The objective of the Eastern Partnership, a program Poland launched together with Sweden three years ago, has always been conceived as having a long-term rather than an immediate payoff. It is about inspiring structural reform in East European governance systems, much along the lines of what Poland itself had to implement to qualify for EU accession. Ukraine is a corrupt and ineffective economy in need of a radical shake-up. In some categories of the World Bank’s “Doing Business” ranking, Ukraine loiters near the bottom of the barrel, which is deplorable given the country’s huge potential. Poland’s long-march strategy toward Ukraine mirrors its patient, long-term approach to domestic infrastructure investment. With any luck, both will pay off.
As Poland’s east continues to stagger and stumbles, its southern European neighborhood, broadly defined, seems to hold more promise.
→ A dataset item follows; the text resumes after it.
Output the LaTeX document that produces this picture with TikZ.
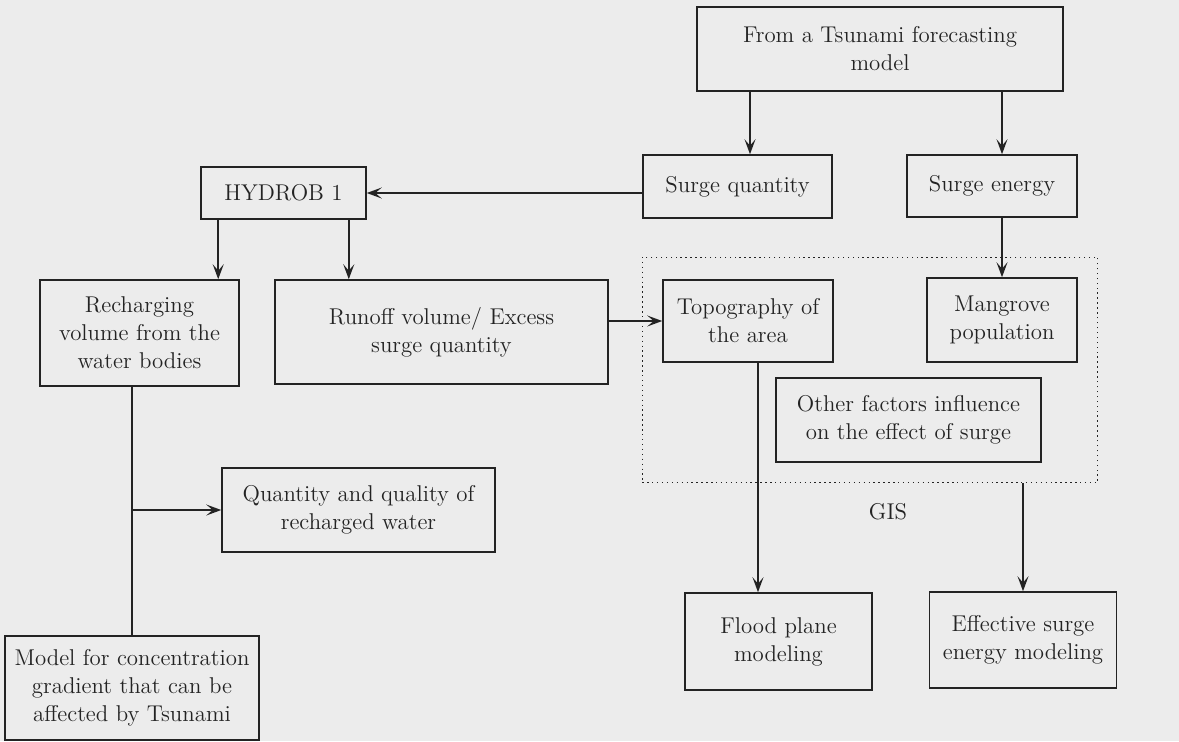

The Balkans has more or less stabilized, with some of its parts frozen but others making noteworthy progress both economically and politically. Even the Arabs have awoken from their somnolence, but they have a long way to go before achieving genuine democracy or anything like it. Poland and other Central European countries that have made the democratic and free market transition in the recent past are treasuries of lessons and high morale for those who may follow. These treasuries should be deployed to good purposes not only to help others achieve better functioning polities, but also as a way to break through Europe’s growing psychological insularity. Central European encouragement is liable to be more welcome in the Arab world than squadrons of American officials and NGO-based consultants (though U.S. support for a mobilization and integration of Central Europe’s democracy-promotion resources is probably indispensable).
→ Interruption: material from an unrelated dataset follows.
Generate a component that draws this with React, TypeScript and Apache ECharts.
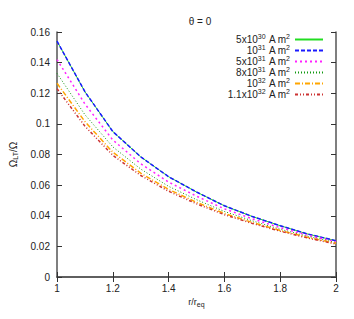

Some say the winter of 2011–12 in Warsaw will be colder and snowier than usual. However the winter turns out, Poles today feel a certain warmth from a sense that history suddenly seems to be going right for a change. Judging from the past half dozen or so centuries, a Pole could be excused for thinking this is as good as it gets. The country’s politics are democratic and stable, its economy is healthy and has proved to be much less accident-prone than others in its neighborhood, and its national spirit is vibrant. Politically independent to a degree little anticipated only a few years ago, its leaders aspire most to be a catalyst of progress in both the European and Transatlantic contexts, for the sake of Poland, the West and the whole world.
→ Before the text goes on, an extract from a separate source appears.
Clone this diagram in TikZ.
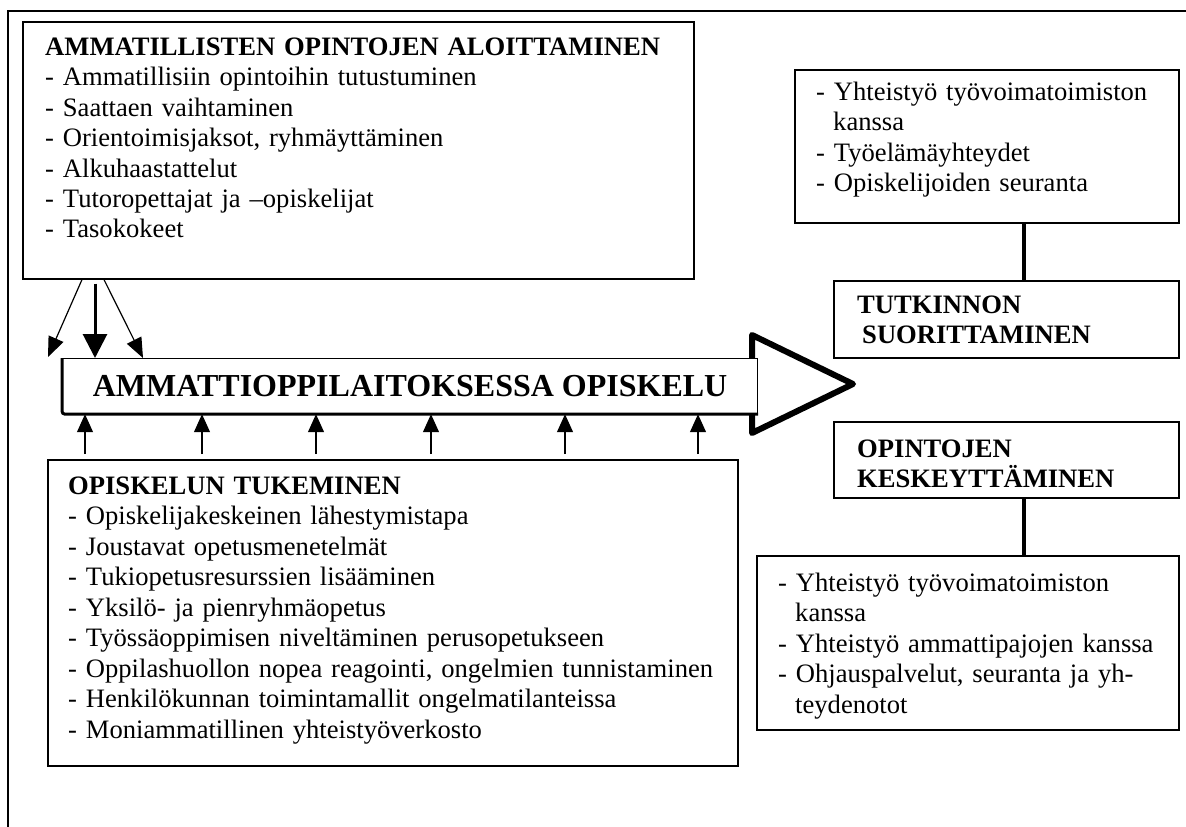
\documentclass[tikz,border=0pt]{standalone}
\usepackage{fontspec}
\setmainfont{Liberation Serif}
\usepackage{tikz}
\usetikzlibrary{arrows.meta}
\newcommand\listfont{\fontsize{26.6pt}{30.5pt}\selectfont}
\newcommand\studyfont{\fontsize{32pt}{36pt}\selectfont\bfseries}

\begin{document}
\begin{tikzpicture}[x=1pt,y=-1pt]
    \useasboundingbox (0,0) rectangle (1186,827);
    \draw[line width=1.6pt] (8,827) -- (8,11) -- (1186,11);
    \draw[line width=6pt,line join=round] (752,335) -- (853,384) -- (752,433) -- cycle;
    \begin{scope}[every node/.style={draw,fill=white,line width=1.6pt,anchor=north west,inner sep=0pt}]
        \node[minimum width=671pt,minimum height=257pt] (startBox) at (22,21) {};
        \node[minimum width=384pt,minimum height=153pt] (goalsBox) at (794,69) {};
        \node[minimum width=345pt,minimum height=77pt] (degreeBox) at (833,280) {};
        \node[minimum width=345pt,minimum height=76pt] (dropoutBox) at (833,421) {};
        \node[minimum width=422pt,minimum height=174pt] (followBox) at (756,555) {};
        \node[minimum width=690pt,minimum height=306pt] (supportBox) at (47,459) {};
        \node[minimum width=695pt,minimum height=55pt,line width=1.2pt,font=\studyfont] (study) at (62,358) {AMMATTIOPPILAITOKSESSA OPISKELU};
    \end{scope}
    \draw[line width=3pt,rounded corners=3pt] (study.north west) -- (study.south west) -- (study.south east);
    \begin{scope}[every node/.style={anchor=base west,inner sep=0pt,align=left,font=\listfont}]
        \node[text width=640pt] (startText) at (45,55) {\textbf{AMMATILLISTEN OPINTOJEN ALOITTAMINEN}\\
            - Ammatillisiin opintoihin tutustuminen\\
            - Saattaen vaihtaminen\\
            - Orientoimisjaksot, ryhmäyttäminen\\
            - Alkuhaastattelut\\
            - Tutoropettajat ja –opiskelijat\\
            - Tasokokeet};
        \node[text width=355pt] (goalsText) at (816,100) {- Yhteistyö työvoimatoimiston\\
            \hspace*{17pt}kanssa\\
            - Työelämäyhteydet\\
            - Opiskelijoiden seuranta};
        \node[text width=310pt,font=\listfont\bfseries] (degreeText) at (857,313) {TUTKINNON\\
            \hspace*{5pt}SUORITTAMINEN};
        \node[text width=310pt,font=\listfont\bfseries] (dropoutText) at (857,457) {OPINTOJEN\\
            KESKEYTTÄMINEN};
        \node[text width=395pt] (followText) at (778,591) {- Yhteistyö työvoimatoimiston\\
            \hspace*{17pt}kanssa\\
            - Yhteistyö ammattipajojen kanssa\\
            - Ohjauspalvelut, seuranta ja yh-\\
            \hspace*{17pt}teydenotot};
        \node[text width=660pt] (supportText) at (68,494) {\textbf{OPISKELUN TUKEMINEN}\\
            - Opiskelijakeskeinen lähestymistapa\\
            - Joustavat opetusmenetelmät\\
            - Tukiopetusresurssien lisääminen\\
            - Yksilö- ja pienryhmäopetus\\
            - Työssäoppimisen niveltäminen perusopetukseen\\
            - Oppilashuollon nopea reagointi, ongelmien tunnistaminen\\
            - Henkilökunnan toimintamallit ongelmatilanteissa\\
            - Moniammatillinen yhteistyöverkosto};
    \end{scope}
    \begin{scope}[every edge/.style={draw,line width=1.2pt}]
        \coordinate (leftTip) at (48,357);
        \path [-{Triangle[length=20pt,width=16pt]}] (startBox.south -| 82,0) edge (leftTip);
        \path [-{Triangle[length=20pt,width=16pt]}] (startBox.south -| 104,0) edge (study.north -| 143,0);
        \path [-{Triangle[length=24pt,width=24pt]}] (startBox.south -| 95,0) edge[line width=3pt,shorten <=4pt] (study.north -| 95,0);
        \foreach \x in {85,202,316,431,565,698}
            \path [-{Triangle[length=18pt,width=16pt]}] (supportBox.north -| \x,0) edge[shorten <=5pt] (study.south -| \x,0);
        \path [-] (goalsBox.south -| 1024,0) edge[line width=4pt] (degreeBox.north -| 1024,0);
        \path [-] (dropoutBox.south -| 1024,0) edge[line width=4pt] (followBox.north -| 1024,0);
    \end{scope}
\end{tikzpicture}
\end{document}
There is perhaps a harbinger of real historical transformation in the crisp air here. When one hears the phrase “Warsaw rising” today, everyone beyond the age of twenty thinks immediately of the events of the summer of 1944. If in two or three decades’ time young Poles think instead of an entirely different and much happier scene when those words are uttered, that transformation will have become a reality. It is hard to think of a long-term investment with a higher payoff than that.